### Record set
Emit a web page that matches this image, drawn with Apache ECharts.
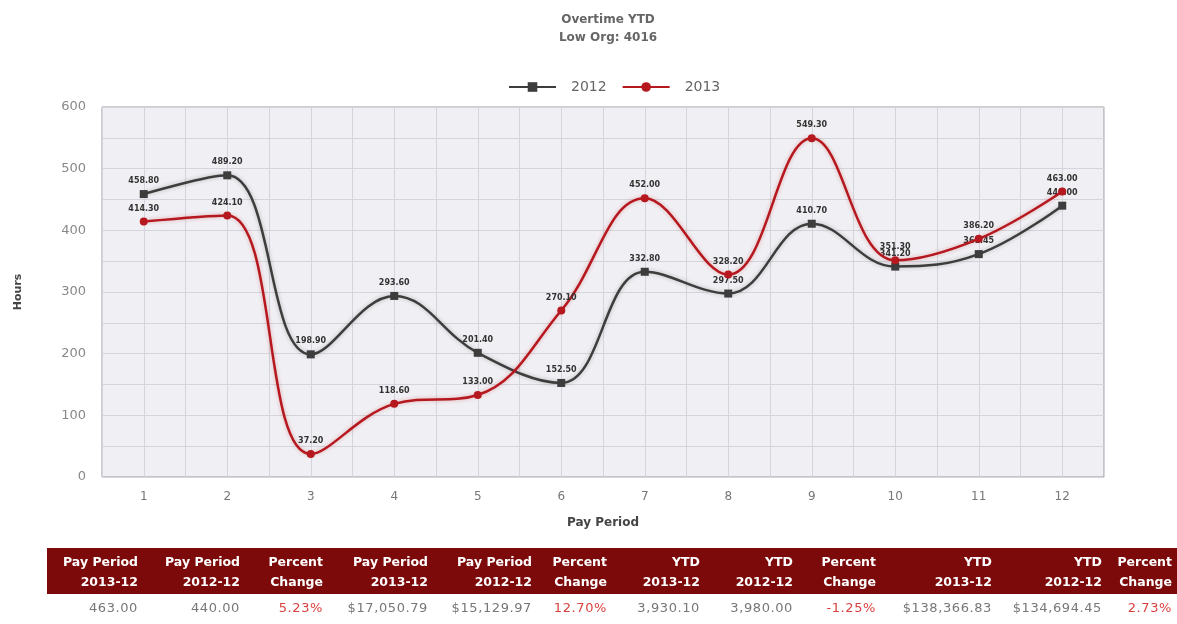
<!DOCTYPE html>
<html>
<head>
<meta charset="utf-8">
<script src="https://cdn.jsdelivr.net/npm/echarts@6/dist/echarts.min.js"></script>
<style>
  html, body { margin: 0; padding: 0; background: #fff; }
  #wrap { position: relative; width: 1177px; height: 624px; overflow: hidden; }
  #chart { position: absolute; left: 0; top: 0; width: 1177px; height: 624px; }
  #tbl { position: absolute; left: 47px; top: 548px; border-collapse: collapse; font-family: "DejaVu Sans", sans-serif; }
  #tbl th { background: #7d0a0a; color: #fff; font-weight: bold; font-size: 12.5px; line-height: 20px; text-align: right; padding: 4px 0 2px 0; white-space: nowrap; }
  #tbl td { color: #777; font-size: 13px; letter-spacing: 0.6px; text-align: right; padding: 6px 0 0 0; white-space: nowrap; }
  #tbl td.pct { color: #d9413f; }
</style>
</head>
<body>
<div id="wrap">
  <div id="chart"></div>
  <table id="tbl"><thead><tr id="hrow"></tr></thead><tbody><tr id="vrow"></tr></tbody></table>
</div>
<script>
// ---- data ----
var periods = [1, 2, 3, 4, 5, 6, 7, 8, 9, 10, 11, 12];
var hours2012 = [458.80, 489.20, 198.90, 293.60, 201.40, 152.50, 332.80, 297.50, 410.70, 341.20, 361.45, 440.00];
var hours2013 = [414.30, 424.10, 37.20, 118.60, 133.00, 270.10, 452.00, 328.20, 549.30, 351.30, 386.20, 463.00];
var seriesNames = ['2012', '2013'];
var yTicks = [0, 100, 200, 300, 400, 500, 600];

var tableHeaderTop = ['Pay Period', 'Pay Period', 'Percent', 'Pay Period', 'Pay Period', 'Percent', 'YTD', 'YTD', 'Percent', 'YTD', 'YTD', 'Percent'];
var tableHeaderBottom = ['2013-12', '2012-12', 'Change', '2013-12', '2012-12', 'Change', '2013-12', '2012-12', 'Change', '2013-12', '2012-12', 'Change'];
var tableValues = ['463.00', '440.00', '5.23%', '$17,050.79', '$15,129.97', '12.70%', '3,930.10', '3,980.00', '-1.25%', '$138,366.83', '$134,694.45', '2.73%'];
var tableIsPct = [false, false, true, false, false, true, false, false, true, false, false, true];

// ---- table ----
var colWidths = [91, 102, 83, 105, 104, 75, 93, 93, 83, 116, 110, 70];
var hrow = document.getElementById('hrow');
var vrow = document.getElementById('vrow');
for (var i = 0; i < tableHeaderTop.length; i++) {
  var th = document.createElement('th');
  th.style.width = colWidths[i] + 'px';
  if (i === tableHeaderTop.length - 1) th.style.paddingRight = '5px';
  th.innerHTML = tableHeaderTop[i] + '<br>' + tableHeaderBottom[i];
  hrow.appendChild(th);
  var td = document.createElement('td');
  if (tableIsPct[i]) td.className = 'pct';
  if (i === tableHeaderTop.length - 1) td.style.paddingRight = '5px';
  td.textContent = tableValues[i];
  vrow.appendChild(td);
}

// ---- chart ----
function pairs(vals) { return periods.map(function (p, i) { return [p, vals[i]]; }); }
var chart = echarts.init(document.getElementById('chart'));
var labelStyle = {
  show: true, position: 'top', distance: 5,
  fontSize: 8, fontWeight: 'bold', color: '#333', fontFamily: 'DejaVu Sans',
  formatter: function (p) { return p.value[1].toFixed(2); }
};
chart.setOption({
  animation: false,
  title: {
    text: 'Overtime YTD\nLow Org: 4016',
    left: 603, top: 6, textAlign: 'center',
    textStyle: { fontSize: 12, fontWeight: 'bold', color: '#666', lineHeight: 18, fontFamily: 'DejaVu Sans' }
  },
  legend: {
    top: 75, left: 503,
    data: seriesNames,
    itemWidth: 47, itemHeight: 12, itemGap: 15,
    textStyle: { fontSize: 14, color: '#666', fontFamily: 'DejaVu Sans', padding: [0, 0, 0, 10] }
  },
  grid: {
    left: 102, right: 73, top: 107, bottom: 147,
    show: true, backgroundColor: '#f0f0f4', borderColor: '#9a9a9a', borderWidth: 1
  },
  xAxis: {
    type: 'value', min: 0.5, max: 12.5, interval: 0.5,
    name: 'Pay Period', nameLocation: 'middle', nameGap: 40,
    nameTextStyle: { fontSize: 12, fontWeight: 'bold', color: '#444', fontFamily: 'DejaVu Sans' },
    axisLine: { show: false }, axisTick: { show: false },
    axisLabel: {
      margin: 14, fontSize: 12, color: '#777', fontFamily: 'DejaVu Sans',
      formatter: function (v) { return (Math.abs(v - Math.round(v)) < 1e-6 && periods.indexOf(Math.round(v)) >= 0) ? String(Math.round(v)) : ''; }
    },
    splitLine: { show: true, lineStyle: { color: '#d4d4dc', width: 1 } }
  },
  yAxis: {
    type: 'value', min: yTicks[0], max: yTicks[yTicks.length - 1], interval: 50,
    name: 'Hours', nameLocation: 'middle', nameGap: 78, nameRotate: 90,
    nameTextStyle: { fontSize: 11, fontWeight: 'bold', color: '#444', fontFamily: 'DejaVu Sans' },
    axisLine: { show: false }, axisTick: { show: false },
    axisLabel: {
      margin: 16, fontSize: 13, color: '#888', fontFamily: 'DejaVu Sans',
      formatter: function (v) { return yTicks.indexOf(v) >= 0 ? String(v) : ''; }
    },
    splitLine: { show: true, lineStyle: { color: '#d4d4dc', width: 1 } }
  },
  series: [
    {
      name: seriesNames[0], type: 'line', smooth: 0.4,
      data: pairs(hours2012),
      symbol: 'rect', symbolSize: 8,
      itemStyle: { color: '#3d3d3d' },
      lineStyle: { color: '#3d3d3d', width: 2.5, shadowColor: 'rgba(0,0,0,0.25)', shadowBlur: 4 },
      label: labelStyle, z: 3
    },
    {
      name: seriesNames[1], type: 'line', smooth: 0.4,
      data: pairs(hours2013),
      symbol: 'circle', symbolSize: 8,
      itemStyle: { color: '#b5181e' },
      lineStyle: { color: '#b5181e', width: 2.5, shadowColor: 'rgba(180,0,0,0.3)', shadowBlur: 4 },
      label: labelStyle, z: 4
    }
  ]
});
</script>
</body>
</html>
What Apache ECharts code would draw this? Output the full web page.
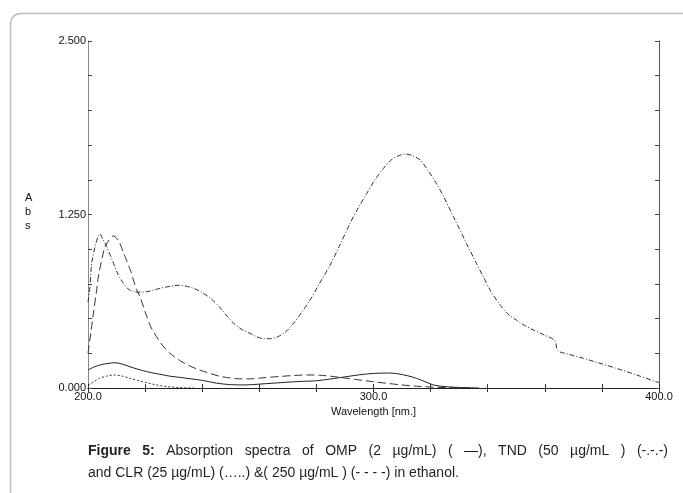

### Exercise objective
Copy the entries exactly. Leave out the images.

### Final result
Emit a web page that matches this image, drawn with Apache ECharts.
<!DOCTYPE html>
<html>
<head>
<meta charset="utf-8">
<script src="https://cdn.jsdelivr.net/npm/echarts@6/dist/echarts.min.js"></script>
<style>
  html, body { margin: 0; padding: 0; background: #fff; }
  #wrap { position: relative; width: 1177px; height: 624px; overflow: hidden; }
  #chart { position: absolute; left: 0; top: 0; width: 1177px; height: 624px; }
  #tbl { position: absolute; left: 47px; top: 548px; border-collapse: collapse; font-family: "DejaVu Sans", sans-serif; }
  #tbl th { background: #7d0a0a; color: #fff; font-weight: bold; font-size: 12.5px; line-height: 20px; text-align: right; padding: 4px 0 2px 0; white-space: nowrap; }
  #tbl td { color: #777; font-size: 13px; letter-spacing: 0.6px; text-align: right; padding: 6px 0 0 0; white-space: nowrap; }
  #tbl td.pct { color: #d9413f; }
</style>
</head>
<body>
<div id="wrap">
  <div id="chart"></div>
  <table id="tbl"><thead><tr id="hrow"></tr></thead><tbody><tr id="vrow"></tr></tbody></table>
</div>
<script>
// ---- data ----
var periods = [1, 2, 3, 4, 5, 6, 7, 8, 9, 10, 11, 12];
var hours2012 = [458.80, 489.20, 198.90, 293.60, 201.40, 152.50, 332.80, 297.50, 410.70, 341.20, 361.45, 440.00];
var hours2013 = [414.30, 424.10, 37.20, 118.60, 133.00, 270.10, 452.00, 328.20, 549.30, 351.30, 386.20, 463.00];
var seriesNames = ['2012', '2013'];
var yTicks = [0, 100, 200, 300, 400, 500, 600];

var tableHeaderTop = ['Pay Period', 'Pay Period', 'Percent', 'Pay Period', 'Pay Period', 'Percent', 'YTD', 'YTD', 'Percent', 'YTD', 'YTD', 'Percent'];
var tableHeaderBottom = ['2013-12', '2012-12', 'Change', '2013-12', '2012-12', 'Change', '2013-12', '2012-12', 'Change', '2013-12', '2012-12', 'Change'];
var tableValues = ['463.00', '440.00', '5.23%', '$17,050.79', '$15,129.97', '12.70%', '3,930.10', '3,980.00', '-1.25%', '$138,366.83', '$134,694.45', '2.73%'];
var tableIsPct = [false, false, true, false, false, true, false, false, true, false, false, true];

// ---- table ----
var colWidths = [91, 102, 83, 105, 104, 75, 93, 93, 83, 116, 110, 70];
var hrow = document.getElementById('hrow');
var vrow = document.getElementById('vrow');
for (var i = 0; i < tableHeaderTop.length; i++) {
  var th = document.createElement('th');
  th.style.width = colWidths[i] + 'px';
  if (i === tableHeaderTop.length - 1) th.style.paddingRight = '5px';
  th.innerHTML = tableHeaderTop[i] + '<br>' + tableHeaderBottom[i];
  hrow.appendChild(th);
  var td = document.createElement('td');
  if (tableIsPct[i]) td.className = 'pct';
  if (i === tableHeaderTop.length - 1) td.style.paddingRight = '5px';
  td.textContent = tableValues[i];
  vrow.appendChild(td);
}

// ---- chart ----
function pairs(vals) { return periods.map(function (p, i) { return [p, vals[i]]; }); }
var chart = echarts.init(document.getElementById('chart'));
var labelStyle = {
  show: true, position: 'top', distance: 5,
  fontSize: 8, fontWeight: 'bold', color: '#333', fontFamily: 'DejaVu Sans',
  formatter: function (p) { return p.value[1].toFixed(2); }
};
chart.setOption({
  animation: false,
  title: {
    text: 'Overtime YTD\nLow Org: 4016',
    left: 603, top: 6, textAlign: 'center',
    textStyle: { fontSize: 12, fontWeight: 'bold', color: '#666', lineHeight: 18, fontFamily: 'DejaVu Sans' }
  },
  legend: {
    top: 75, left: 503,
    data: seriesNames,
    itemWidth: 47, itemHeight: 12, itemGap: 15,
    textStyle: { fontSize: 14, color: '#666', fontFamily: 'DejaVu Sans', padding: [0, 0, 0, 10] }
  },
  grid: {
    left: 102, right: 73, top: 107, bottom: 147,
    show: true, backgroundColor: '#f0f0f4', borderColor: '#9a9a9a', borderWidth: 1
  },
  xAxis: {
    type: 'value', min: 0.5, max: 12.5, interval: 0.5,
    name: 'Pay Period', nameLocation: 'middle', nameGap: 40,
    nameTextStyle: { fontSize: 12, fontWeight: 'bold', color: '#444', fontFamily: 'DejaVu Sans' },
    axisLine: { show: false }, axisTick: { show: false },
    axisLabel: {
      margin: 14, fontSize: 12, color: '#777', fontFamily: 'DejaVu Sans',
      formatter: function (v) { return (Math.abs(v - Math.round(v)) < 1e-6 && periods.indexOf(Math.round(v)) >= 0) ? String(Math.round(v)) : ''; }
    },
    splitLine: { show: true, lineStyle: { color: '#d4d4dc', width: 1 } }
  },
  yAxis: {
    type: 'value', min: yTicks[0], max: yTicks[yTicks.length - 1], interval: 50,
    name: 'Hours', nameLocation: 'middle', nameGap: 78, nameRotate: 90,
    nameTextStyle: { fontSize: 11, fontWeight: 'bold', color: '#444', fontFamily: 'DejaVu Sans' },
    axisLine: { show: false }, axisTick: { show: false },
    axisLabel: {
      margin: 16, fontSize: 13, color: '#888', fontFamily: 'DejaVu Sans',
      formatter: function (v) { return yTicks.indexOf(v) >= 0 ? String(v) : ''; }
    },
    splitLine: { show: true, lineStyle: { color: '#d4d4dc', width: 1 } }
  },
  series: [
    {
      name: seriesNames[0], type: 'line', smooth: 0.4,
      data: pairs(hours2012),
      symbol: 'rect', symbolSize: 8,
      itemStyle: { color: '#3d3d3d' },
      lineStyle: { color: '#3d3d3d', width: 2.5, shadowColor: 'rgba(0,0,0,0.25)', shadowBlur: 4 },
      label: labelStyle, z: 3
    },
    {
      name: seriesNames[1], type: 'line', smooth: 0.4,
      data: pairs(hours2013),
      symbol: 'circle', symbolSize: 8,
      itemStyle: { color: '#b5181e' },
      lineStyle: { color: '#b5181e', width: 2.5, shadowColor: 'rgba(180,0,0,0.3)', shadowBlur: 4 },
      label: labelStyle, z: 4
    }
  ]
});
</script>
</body>
</html>
What Apache ECharts code would draw this? Output the full web page.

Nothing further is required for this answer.